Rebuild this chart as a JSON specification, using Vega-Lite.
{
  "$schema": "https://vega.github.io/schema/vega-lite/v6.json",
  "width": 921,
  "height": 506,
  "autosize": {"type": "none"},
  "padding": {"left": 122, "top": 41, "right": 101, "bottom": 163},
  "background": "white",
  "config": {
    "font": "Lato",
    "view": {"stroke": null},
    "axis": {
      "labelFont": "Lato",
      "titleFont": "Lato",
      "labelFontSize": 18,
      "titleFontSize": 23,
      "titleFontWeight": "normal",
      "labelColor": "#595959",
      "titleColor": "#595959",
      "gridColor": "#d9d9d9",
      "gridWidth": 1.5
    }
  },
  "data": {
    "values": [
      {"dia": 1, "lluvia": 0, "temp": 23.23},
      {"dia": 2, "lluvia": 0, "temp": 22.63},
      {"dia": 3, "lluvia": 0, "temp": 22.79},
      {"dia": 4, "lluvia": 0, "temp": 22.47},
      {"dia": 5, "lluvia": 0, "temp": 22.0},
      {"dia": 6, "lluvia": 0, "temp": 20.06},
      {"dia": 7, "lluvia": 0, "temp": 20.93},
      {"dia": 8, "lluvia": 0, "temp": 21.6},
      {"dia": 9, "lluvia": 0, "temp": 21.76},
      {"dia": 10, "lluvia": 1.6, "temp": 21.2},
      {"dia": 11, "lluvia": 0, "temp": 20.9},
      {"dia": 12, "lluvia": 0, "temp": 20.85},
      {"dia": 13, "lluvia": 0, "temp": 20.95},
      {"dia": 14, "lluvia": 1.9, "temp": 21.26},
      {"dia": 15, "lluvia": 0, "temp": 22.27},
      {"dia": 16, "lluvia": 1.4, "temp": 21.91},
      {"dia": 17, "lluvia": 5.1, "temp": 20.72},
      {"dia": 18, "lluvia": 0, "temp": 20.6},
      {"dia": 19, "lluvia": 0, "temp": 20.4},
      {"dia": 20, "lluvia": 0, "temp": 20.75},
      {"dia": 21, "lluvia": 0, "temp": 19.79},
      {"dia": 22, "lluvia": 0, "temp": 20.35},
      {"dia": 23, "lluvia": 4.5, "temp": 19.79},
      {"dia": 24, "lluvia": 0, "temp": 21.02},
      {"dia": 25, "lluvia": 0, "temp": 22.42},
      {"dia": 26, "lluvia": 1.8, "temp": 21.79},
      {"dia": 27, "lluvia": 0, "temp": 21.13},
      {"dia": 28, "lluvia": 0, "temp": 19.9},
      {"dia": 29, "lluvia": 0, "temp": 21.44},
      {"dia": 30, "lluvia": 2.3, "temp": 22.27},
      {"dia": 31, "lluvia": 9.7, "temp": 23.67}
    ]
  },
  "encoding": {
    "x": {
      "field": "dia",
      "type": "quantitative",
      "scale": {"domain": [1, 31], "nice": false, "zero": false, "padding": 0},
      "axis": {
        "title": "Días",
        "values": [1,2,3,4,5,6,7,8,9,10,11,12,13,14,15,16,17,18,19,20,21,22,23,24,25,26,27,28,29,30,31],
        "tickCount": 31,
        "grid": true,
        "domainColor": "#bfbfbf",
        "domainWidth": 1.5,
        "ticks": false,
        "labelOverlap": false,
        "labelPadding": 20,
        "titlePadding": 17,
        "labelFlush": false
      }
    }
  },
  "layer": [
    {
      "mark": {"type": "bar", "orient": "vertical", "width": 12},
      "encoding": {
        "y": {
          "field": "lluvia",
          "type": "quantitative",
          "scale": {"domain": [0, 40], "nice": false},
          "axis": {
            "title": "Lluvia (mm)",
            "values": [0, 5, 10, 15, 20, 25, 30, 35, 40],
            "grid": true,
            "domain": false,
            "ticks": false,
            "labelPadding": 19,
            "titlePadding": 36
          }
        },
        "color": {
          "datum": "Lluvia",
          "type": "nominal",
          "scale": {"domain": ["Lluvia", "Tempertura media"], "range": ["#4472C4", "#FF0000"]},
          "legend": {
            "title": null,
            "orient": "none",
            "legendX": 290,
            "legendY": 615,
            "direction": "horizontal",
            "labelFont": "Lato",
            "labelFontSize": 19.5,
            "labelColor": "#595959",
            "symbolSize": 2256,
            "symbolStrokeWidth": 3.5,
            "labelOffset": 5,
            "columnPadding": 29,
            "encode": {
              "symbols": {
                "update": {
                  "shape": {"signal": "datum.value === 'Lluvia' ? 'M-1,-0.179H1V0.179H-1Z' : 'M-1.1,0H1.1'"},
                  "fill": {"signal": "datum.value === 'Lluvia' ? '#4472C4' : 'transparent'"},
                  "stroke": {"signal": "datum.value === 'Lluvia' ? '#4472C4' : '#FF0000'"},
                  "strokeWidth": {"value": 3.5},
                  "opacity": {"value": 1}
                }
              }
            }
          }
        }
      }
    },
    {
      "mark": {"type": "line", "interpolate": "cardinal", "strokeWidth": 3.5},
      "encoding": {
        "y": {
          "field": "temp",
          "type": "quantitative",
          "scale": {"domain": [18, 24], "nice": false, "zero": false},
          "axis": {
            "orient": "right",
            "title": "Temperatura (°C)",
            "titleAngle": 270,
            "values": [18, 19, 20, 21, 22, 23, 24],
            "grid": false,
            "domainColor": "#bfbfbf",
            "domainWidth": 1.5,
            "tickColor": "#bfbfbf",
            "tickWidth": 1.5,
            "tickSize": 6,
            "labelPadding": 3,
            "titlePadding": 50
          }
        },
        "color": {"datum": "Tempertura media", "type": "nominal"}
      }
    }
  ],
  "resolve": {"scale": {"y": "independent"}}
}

What is expected: Return all the data above once more, precisely as given.

Full solution:
Rebuild this chart as a JSON specification, using Vega-Lite.
{
  "$schema": "https://vega.github.io/schema/vega-lite/v6.json",
  "width": 921,
  "height": 506,
  "autosize": {"type": "none"},
  "padding": {"left": 122, "top": 41, "right": 101, "bottom": 163},
  "background": "white",
  "config": {
    "font": "Lato",
    "view": {"stroke": null},
    "axis": {
      "labelFont": "Lato",
      "titleFont": "Lato",
      "labelFontSize": 18,
      "titleFontSize": 23,
      "titleFontWeight": "normal",
      "labelColor": "#595959",
      "titleColor": "#595959",
      "gridColor": "#d9d9d9",
      "gridWidth": 1.5
    }
  },
  "data": {
    "values": [
      {"dia": 1, "lluvia": 0, "temp": 23.23},
      {"dia": 2, "lluvia": 0, "temp": 22.63},
      {"dia": 3, "lluvia": 0, "temp": 22.79},
      {"dia": 4, "lluvia": 0, "temp": 22.47},
      {"dia": 5, "lluvia": 0, "temp": 22.0},
      {"dia": 6, "lluvia": 0, "temp": 20.06},
      {"dia": 7, "lluvia": 0, "temp": 20.93},
      {"dia": 8, "lluvia": 0, "temp": 21.6},
      {"dia": 9, "lluvia": 0, "temp": 21.76},
      {"dia": 10, "lluvia": 1.6, "temp": 21.2},
      {"dia": 11, "lluvia": 0, "temp": 20.9},
      {"dia": 12, "lluvia": 0, "temp": 20.85},
      {"dia": 13, "lluvia": 0, "temp": 20.95},
      {"dia": 14, "lluvia": 1.9, "temp": 21.26},
      {"dia": 15, "lluvia": 0, "temp": 22.27},
      {"dia": 16, "lluvia": 1.4, "temp": 21.91},
      {"dia": 17, "lluvia": 5.1, "temp": 20.72},
      {"dia": 18, "lluvia": 0, "temp": 20.6},
      {"dia": 19, "lluvia": 0, "temp": 20.4},
      {"dia": 20, "lluvia": 0, "temp": 20.75},
      {"dia": 21, "lluvia": 0, "temp": 19.79},
      {"dia": 22, "lluvia": 0, "temp": 20.35},
      {"dia": 23, "lluvia": 4.5, "temp": 19.79},
      {"dia": 24, "lluvia": 0, "temp": 21.02},
      {"dia": 25, "lluvia": 0, "temp": 22.42},
      {"dia": 26, "lluvia": 1.8, "temp": 21.79},
      {"dia": 27, "lluvia": 0, "temp": 21.13},
      {"dia": 28, "lluvia": 0, "temp": 19.9},
      {"dia": 29, "lluvia": 0, "temp": 21.44},
      {"dia": 30, "lluvia": 2.3, "temp": 22.27},
      {"dia": 31, "lluvia": 9.7, "temp": 23.67}
    ]
  },
  "encoding": {
    "x": {
      "field": "dia",
      "type": "quantitative",
      "scale": {"domain": [1, 31], "nice": false, "zero": false, "padding": 0},
      "axis": {
        "title": "Días",
        "values": [1,2,3,4,5,6,7,8,9,10,11,12,13,14,15,16,17,18,19,20,21,22,23,24,25,26,27,28,29,30,31],
        "tickCount": 31,
        "grid": true,
        "domainColor": "#bfbfbf",
        "domainWidth": 1.5,
        "ticks": false,
        "labelOverlap": false,
        "labelPadding": 20,
        "titlePadding": 17,
        "labelFlush": false
      }
    }
  },
  "layer": [
    {
      "mark": {"type": "bar", "orient": "vertical", "width": 12},
      "encoding": {
        "y": {
          "field": "lluvia",
          "type": "quantitative",
          "scale": {"domain": [0, 40], "nice": false},
          "axis": {
            "title": "Lluvia (mm)",
            "values": [0, 5, 10, 15, 20, 25, 30, 35, 40],
            "grid": true,
            "domain": false,
            "ticks": false,
            "labelPadding": 19,
            "titlePadding": 36
          }
        },
        "color": {
          "datum": "Lluvia",
          "type": "nominal",
          "scale": {"domain": ["Lluvia", "Tempertura media"], "range": ["#4472C4", "#FF0000"]},
          "legend": {
            "title": null,
            "orient": "none",
            "legendX": 290,
            "legendY": 615,
            "direction": "horizontal",
            "labelFont": "Lato",
            "labelFontSize": 19.5,
            "labelColor": "#595959",
            "symbolSize": 2256,
            "symbolStrokeWidth": 3.5,
            "labelOffset": 5,
            "columnPadding": 29,
            "encode": {
              "symbols": {
                "update": {
                  "shape": {"signal": "datum.value === 'Lluvia' ? 'M-1,-0.179H1V0.179H-1Z' : 'M-1.1,0H1.1'"},
                  "fill": {"signal": "datum.value === 'Lluvia' ? '#4472C4' : 'transparent'"},
                  "stroke": {"signal": "datum.value === 'Lluvia' ? '#4472C4' : '#FF0000'"},
                  "strokeWidth": {"value": 3.5},
                  "opacity": {"value": 1}
                }
              }
            }
          }
        }
      }
    },
    {
      "mark": {"type": "line", "interpolate": "cardinal", "strokeWidth": 3.5},
      "encoding": {
        "y": {
          "field": "temp",
          "type": "quantitative",
          "scale": {"domain": [18, 24], "nice": false, "zero": false},
          "axis": {
            "orient": "right",
            "title": "Temperatura (°C)",
            "titleAngle": 270,
            "values": [18, 19, 20, 21, 22, 23, 24],
            "grid": false,
            "domainColor": "#bfbfbf",
            "domainWidth": 1.5,
            "tickColor": "#bfbfbf",
            "tickWidth": 1.5,
            "tickSize": 6,
            "labelPadding": 3,
            "titlePadding": 50
          }
        },
        "color": {"datum": "Tempertura media", "type": "nominal"}
      }
    }
  ],
  "resolve": {"scale": {"y": "independent"}}
}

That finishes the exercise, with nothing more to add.